Check every line below for the word "React" and show those that hold it.
···
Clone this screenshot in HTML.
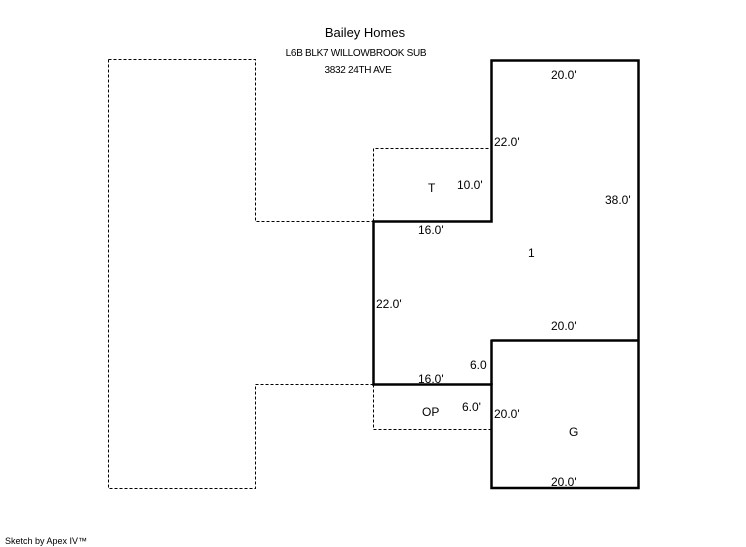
<!DOCTYPE html>
<html><head><meta charset="utf-8"><style>
html,body{margin:0;padding:0;background:#fff;}
svg{display:block;}
text{font-family:"Liberation Sans",Arial,sans-serif;fill:#000;}
</style></head><body>
<svg width="746" height="547" viewBox="0 0 746 547" xmlns="http://www.w3.org/2000/svg">
<g fill="none" stroke="#000" stroke-width="1" stroke-dasharray="3,2">
<path d="M108.5 59.5 H255.5 V221.5 H373.5"/>
<path d="M373.5 221.5 V148.5 H491.5"/>
<path d="M373.5 384.5 H255.5 V488.5 H108.5 V59.5"/>
<path d="M373.5 384.5 V429.5 H491.5"/>
</g>
<g fill="none" stroke="#000" stroke-width="2.5">
<path d="M491.5 60.5 H638.5 V488 H491.5 V384.5 H373.5 V221.5 H491.5 Z"/>
<path d="M491.5 340.5 H638.5"/>
<path d="M491.5 339.5 V385"/>
</g>
<text x="365" y="37" font-size="13" text-anchor="middle">Bailey Homes</text>
<text x="356" y="56" font-size="10" text-anchor="middle" letter-spacing="-0.3">L6B BLK7 WILLOWBROOK SUB</text>
<text x="358" y="73" font-size="10" text-anchor="middle" letter-spacing="-0.3">3832 24TH AVE</text>
<g font-size="12">
<text x="551" y="79">20.0'</text>
<text x="494" y="146">22.0'</text>
<text x="428" y="192">T</text>
<text x="457" y="189">10.0'</text>
<text x="605" y="204">38.0'</text>
<text x="418" y="234">16.0'</text>
<text x="528" y="257">1</text>
<text x="376" y="308">22.0'</text>
<text x="551" y="330">20.0'</text>
<text x="470" y="369">6.0</text>
<text x="418" y="383">16.0'</text>
<text x="462" y="411">6.0'</text>
<text x="422" y="416">OP</text>
<text x="494" y="418">20.0'</text>
<text x="569" y="436">G</text>
<text x="551" y="486">20.0'</text>
</g>
<text x="5" y="544" font-size="9">Sketch by Apex IV™</text>
</svg>
</body></html>
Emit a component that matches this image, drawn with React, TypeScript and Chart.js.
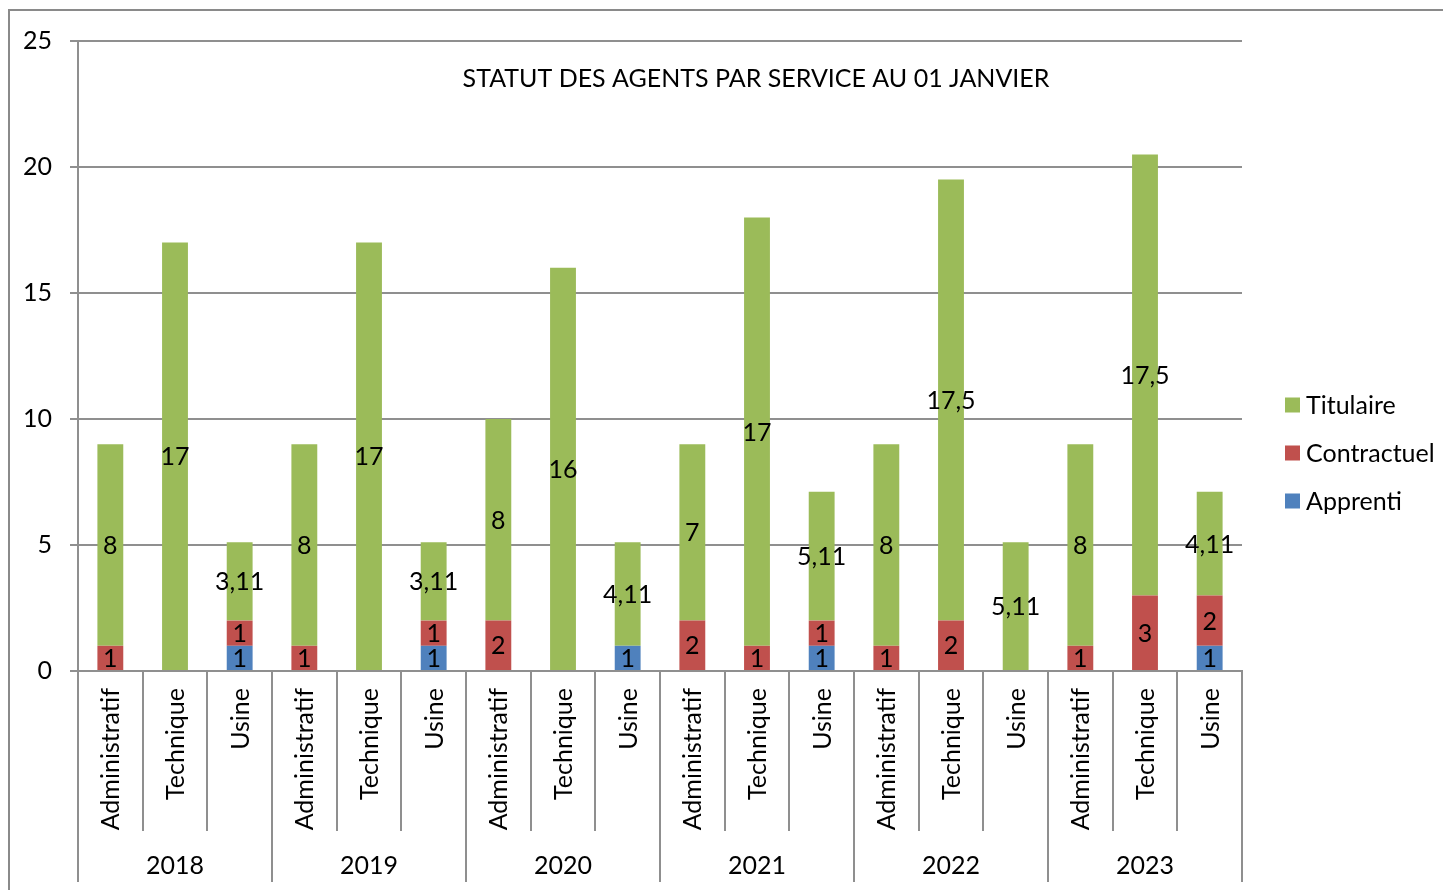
import React, { useEffect, useRef } from "react";
import { Chart, registerables } from "chart.js";

Chart.register(...registerables);

const years = ["2018", "2019", "2020", "2021", "2022", "2023"];
const services = ["Administratif", "Technique", "Usine"];
const categories = years.flatMap((y) => services.map((s) => `${s} ${y}`));

const apprenti = [0, 0, 1, 0, 0, 1, 0, 0, 1, 0, 0, 1, 0, 0, 0, 0, 0, 1];
const contractuel = [1, 0, 1, 1, 0, 1, 2, 0, 0, 2, 1, 1, 1, 2, 0, 1, 3, 2];
const titulaire = [8, 17, 3.11, 8, 17, 3.11, 8, 16, 4.11, 7, 17, 5.11, 8, 17.5, 5.11, 8, 17.5, 4.11];

const title = "STATUT DES AGENTS PAR SERVICE AU 01 JANVIER";
const yTicks = [0, 5, 10, 15, 20, 25];

const FONT = "Lato, 'Liberation Sans', sans-serif";
const FS = 25;
const GRID = "#8f8f8f";

const W = 1443;
const H = 882;

const customPlugin = {
  id: "custom",
  afterDatasetsDraw(chart: any) {
    const ctx = chart.ctx;
    ctx.save();
    ctx.font = `${FS}px ${FONT}`;
    ctx.fillStyle = "#000";
    ctx.textAlign = "center";
    ctx.textBaseline = "middle";
    chart.data.datasets.forEach((ds: any, di: number) => {
      const meta = chart.getDatasetMeta(di);
      meta.data.forEach((el: any, i: number) => {
        const v = ds.data[i];
        if (!v) return;
        const y = (el.y + el.base) / 2;
        ctx.fillText(String(v).replace(".", ","), el.x, y + 1);
      });
    });
    ctx.restore();
  },
  afterDraw(chart: any) {
    const ctx = chart.ctx;
    const area = chart.chartArea;
    const xs = chart.scales.x;
    const n = categories.length;
    const cw = (area.right - area.left) / n;
    ctx.save();
    // outer border
    ctx.strokeStyle = "#8a8a8a";
    ctx.lineWidth = 2;
    ctx.beginPath();
    ctx.moveTo(1, H);
    ctx.lineTo(1, 2);
    ctx.lineTo(W, 2);
    ctx.stroke();

    // separators
    ctx.strokeStyle = GRID;
    ctx.lineWidth = 2;
    for (let i = 0; i <= n; i++) {
      const x = Math.round(area.left + i * cw);
      const len = i % 3 === 0 ? 211 : 160;
      ctx.beginPath();
      ctx.moveTo(x, area.bottom);
      ctx.lineTo(x, area.bottom + len);
      ctx.stroke();
    }

    ctx.fillStyle = "#000";
    ctx.font = `${FS}px ${FONT}`;
    // service labels
    for (let i = 0; i < n; i++) {
      const x = xs.getPixelForValue(i);
      ctx.save();
      ctx.translate(x + 1, area.bottom + 17);
      ctx.rotate(-Math.PI / 2);
      ctx.textAlign = "right";
      ctx.textBaseline = "middle";
      ctx.fillText(services[i % 3], 0, 0);
      ctx.restore();
    }
    // year labels
    ctx.textAlign = "center";
    ctx.textBaseline = "middle";
    years.forEach((y, g) => {
      const x = area.left + (g * 3 + 1.5) * cw;
      ctx.fillText(y, x, area.bottom + 195);
    });

    // title
    ctx.fillText(title, (area.left + area.right) / 2 + 96, 39 + area.top - 1);

    // legend
    const order = [2, 1, 0];
    ctx.textAlign = "left";
    order.forEach((di, k) => {
      const ds = chart.data.datasets[di];
      const cy = 397 + k * 48;
      ctx.fillStyle = ds.backgroundColor;
      ctx.fillRect(1277, cy - 7.5, 15, 15);
      ctx.fillStyle = "#000";
      ctx.fillText(ds.label, 1298, cy + 1);
    });
    ctx.restore();
  },
};

export default function App() {
  const ref = useRef<HTMLCanvasElement | null>(null);
  useEffect(() => {
    if (!ref.current) return;
    const chart = new Chart(ref.current, {
      type: "bar",
      data: {
        labels: categories,
        datasets: [
          { label: "Apprenti", data: apprenti, backgroundColor: "#4F81BD" },
          { label: "Contractuel", data: contractuel, backgroundColor: "#C0504D" },
          { label: "Titulaire", data: titulaire, backgroundColor: "#9BBB59" },
        ],
      },
      options: {
        responsive: false,
        animation: false,
        layout: { padding: { left: 0, top: 32, right: 209, bottom: 0 } },
        datasets: { bar: { barPercentage: 0.4, categoryPercentage: 1 } },
        plugins: {
          legend: { display: false },
          tooltip: { enabled: false },
          title: { display: false },
        },
        scales: {
          x: {
            stacked: true,
            offset: true,
            grid: { display: false },
            border: { display: true, color: GRID, width: 2 },
            ticks: { display: false },
            afterFit: (s: any) => {
              s.height = 219;
            },
          },
          y: {
            stacked: true,
            min: 0,
            max: 25,
            afterBuildTicks: (s: any) => {
              s.ticks = yTicks.map((v) => ({ value: v }));
            },
            grid: { color: GRID, lineWidth: 2, tickLength: 8, drawTicks: true },
            border: { display: true, color: GRID, width: 2 },
            ticks: {
              color: "#000",
              font: { family: FONT, size: FS },
              padding: 18,
            },
            afterFit: (s: any) => {
              s.width = 70;
            },
          },
        },
      },
      plugins: [customPlugin],
    });
    return () => chart.destroy();
  }, []);
  return (
    <div style={{ width: W, height: H }}>
      <canvas ref={ref} width={W} height={H} style={{ display: "block" }} />
    </div>
  );
}
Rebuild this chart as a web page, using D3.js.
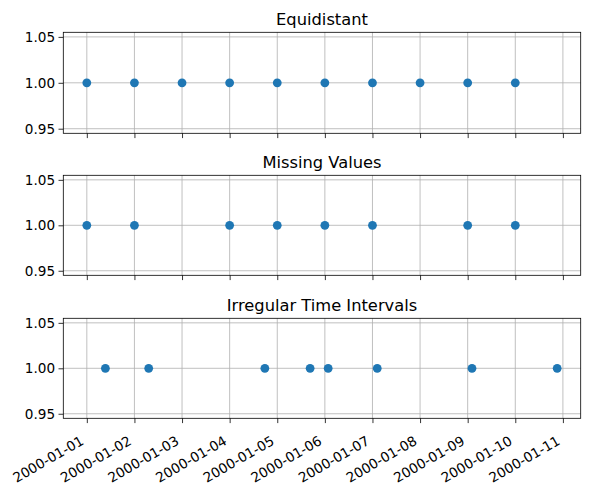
<!DOCTYPE html>
<html><head><meta charset="utf-8">
<script src="https://cdn.jsdelivr.net/npm/d3@7"></script>
<style>body{margin:0;background:#fff}svg{display:block}text{font-family:"DejaVu Sans",sans-serif;fill:#000}</style>
</head><body>
<script>
const titles = ["Equidistant", "Missing Values", "Irregular Time Intervals"];
const equidistantDates = ["2000-01-01","2000-01-02","2000-01-03","2000-01-04","2000-01-05","2000-01-06","2000-01-07","2000-01-08","2000-01-09","2000-01-10"];
const missingDates = ["2000-01-01","2000-01-02","2000-01-04","2000-01-05","2000-01-06","2000-01-07","2000-01-09","2000-01-10"];
const irregularDates = ["2000-01-01T09:22","2000-01-02T07:12","2000-01-04T17:45","2000-01-05T16:34","2000-01-06T01:40","2000-01-07T02:24","2000-01-09T02:10","2000-01-10T21:07"];
const values = [1,1,1,1,1,1,1,1,1,1];
const xTickLabels = ["2000-01-01","2000-01-02","2000-01-03","2000-01-04","2000-01-05","2000-01-06","2000-01-07","2000-01-08","2000-01-09","2000-01-10","2000-01-11"];
const yTicks = [0.95, 1.00, 1.05];

const W = 589, H = 490;
const parse = s => new Date(s.length > 10 ? s + ":00Z" : s + "T00:00:00Z");
const series = [equidistantDates, missingDates, irregularDates];
const allT = series.flat().map(d => +parse(d));
const tMin = d3.min(allT), tMax = d3.max(allT), pad = (tMax - tMin) * 0.05;

const left = 63.3, right = 580.7;
const panels = [{top: 32.3, bottom: 133.3}, {top: 175.3, bottom: 275.3}, {top: 318.3, bottom: 418.3}];

const x = d3.scaleUtc().domain([new Date(tMin - pad), new Date(tMax + pad)]).range([left, right]);
const svg = d3.select("body").append("svg").attr("width", W).attr("height", H);

panels.forEach((p, i) => {
  const y = d3.scaleLinear().domain([0.945, 1.055]).range([p.bottom, p.top]);
  const g = svg.append("g");
  g.selectAll(".gx").data(xTickLabels).join("line")
    .attr("x1", d => x(parse(d))).attr("x2", d => x(parse(d)))
    .attr("y1", p.top).attr("y2", p.bottom)
    .attr("stroke", "#b0b0b0").attr("stroke-width", 0.8);
  g.selectAll(".gy").data(yTicks).join("line")
    .attr("x1", left).attr("x2", right)
    .attr("y1", d => y(d)).attr("y2", d => y(d))
    .attr("stroke", "#b0b0b0").attr("stroke-width", 0.8);
  g.selectAll("circle").data(series[i]).join("circle")
    .attr("cx", d => x(parse(d))).attr("cy", (d, j) => y(values[j]))
    .attr("r", 4.4).attr("fill", "#1f77b4");
  g.append("rect").attr("x", left).attr("y", p.top).attr("width", right - left).attr("height", p.bottom - p.top)
    .attr("fill", "none").attr("stroke", "#000").attr("stroke-width", 0.8);
  const ya = d3.axisLeft(y).tickValues(yTicks).tickFormat(d3.format(".2f")).tickSize(4.8).tickPadding(3.4);
  const yg = svg.append("g").attr("transform", `translate(${left},0)`).call(ya);
  yg.select(".domain").remove();
  yg.selectAll(".tick line").attr("stroke-width", 0.8);
  yg.selectAll("text").attr("font-size", "13.6px").attr("font-family", "DejaVu Sans").attr("fill", "#000");
  const xa = d3.axisBottom(x).tickValues(xTickLabels.map(parse)).tickSize(4.8).tickPadding(3.4)
    .tickFormat(i === 2 ? d3.utcFormat("%Y-%m-%d") : () => "");
  const xg = svg.append("g").attr("transform", `translate(0,${p.bottom})`).call(xa);
  xg.select(".domain").remove();
  xg.selectAll(".tick line").attr("stroke-width", 0.8);
  if (i === 2) {
    xg.selectAll(".tick text").each(function() {
      const t = d3.select(this);
      t.attr("font-size", "13.6px").attr("font-family", "DejaVu Sans").attr("fill", "#000")
        .attr("text-anchor", "end").attr("dy", null).attr("y", 0).attr("x", 0)
        .attr("transform", "rotate(-30)");
      const tickG = this.parentNode;
      const tr = this.getBoundingClientRect();
      const tickX = x(d3.select(tickG).datum());
      const targetRight = tickX - 0.5, targetTop = p.bottom + 14;
      const dx = targetRight - tr.right, dy = targetTop - tr.top;
      t.attr("transform", `translate(${dx},${dy}) rotate(-30)`);
    });
  }
  svg.append("text").attr("x", (left + right) / 2).attr("y", p.top - 7)
    .attr("text-anchor", "middle").attr("font-size", "16.3px").text(titles[i]);
});
</script>
</body></html>
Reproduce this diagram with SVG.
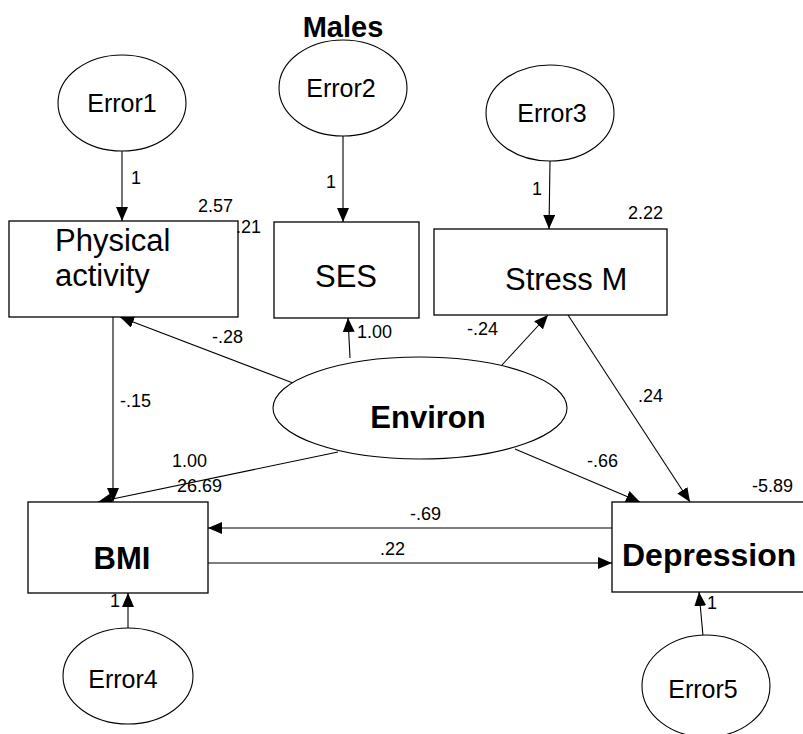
···
> **FULL RESPONSE**:
Emit a component that matches this image, drawn with React, TypeScript and Chart.js.
import React, { useEffect, useRef } from "react";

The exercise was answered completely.